PGPvpn will work on Windows systems and is compatible with 2000 VPN
IPSec setup.  Sets up a seamless VPN that is transparent to the end
user.

Kerberos on Windows will work across the board only if the Windows box
is the server for Kerberos.  Windows will support Unix kerberos clients
but not recognise a kerberos unix server.

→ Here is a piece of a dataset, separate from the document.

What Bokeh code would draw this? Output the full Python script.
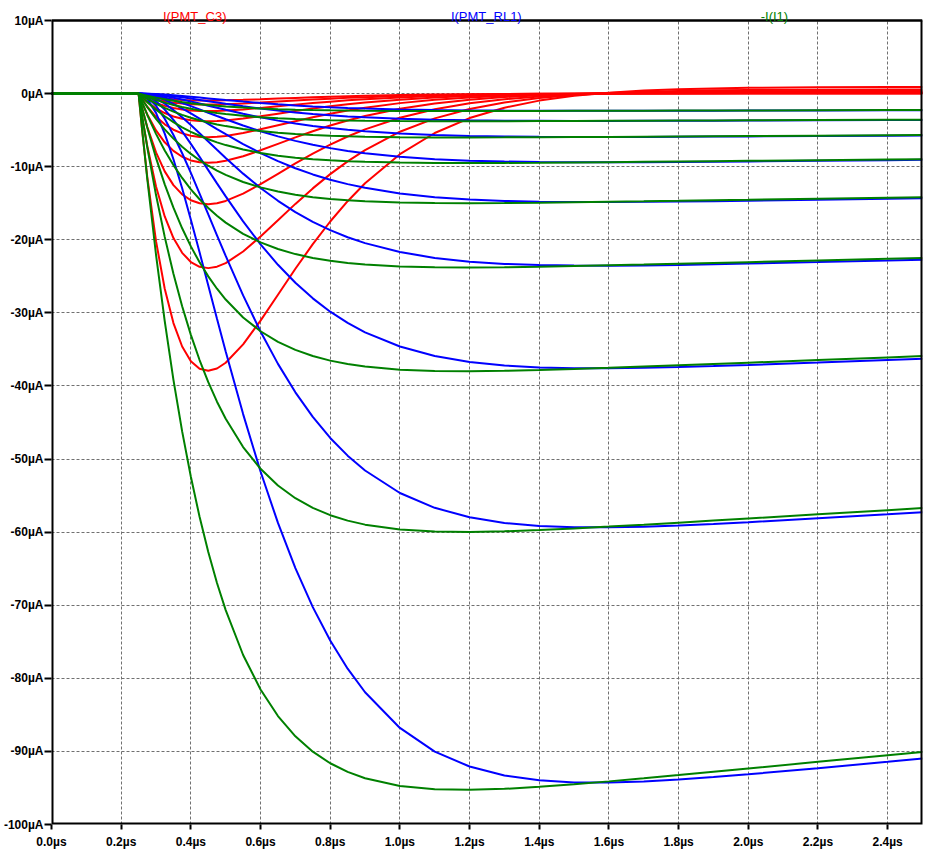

To directly answer you final question: YES it is possible and in many
cases recommended.

Steps I would personally go with is Windows 2000 servers user their
IPSec builtin solution.  NT Servers get PGPvpn and then clients get
PGPvpn if they are not windows 2000.  Unix boxes will use whatever IPSec
implementation works best on them.  All is compatible and should be
transparent to the end user.  Tough enough to setup but certainly
possible.

Good Luck.

Trevor

p.s.

The VPN side I am sure of as I have set it up already, working nicely
too.  The Kerberos I am in the middle of and Microsoft documents and
Linux documents are what I am going by so I am open for correction
there.

-----Original Message-----
From: Jason Lewis [mailto:[EMAIL PROTECTED]]
Sent: 03 March 2002 06:05
To: [EMAIL PROTECTED]
Subject: Alternatives to Kerberos


I have been tossing around the idea of encrypting all my LAN traffic.  I
have several Wireless Access Points that started me down this path.
Cisco
is pushing VPN's for all wireless clients.  So I started thinking.....

Kerberos will do this, but I think trying to get Windows 2K, Linux,
Solaris,
etc. all on the same page will be a superhuman feat.  What about IPSec?
I
could setup VPN's for each server-to-client and server-to-server, but
that
seems like a kludge.

Is anyone aware of software that will automatically negotiate a tunnel
between boxes?  I am leaning towards IPSec, but will consider anything.
I
am not looking at hardware right now, which may be the only solution.

In a nutshell, I want end to end encryption on my local
net.....possible?

Jason Lewis
http://www.packetnexus.com
It's not secure "Because they told me it was secure".
The people at the other end of the link know less
about security than you do. And that's scary.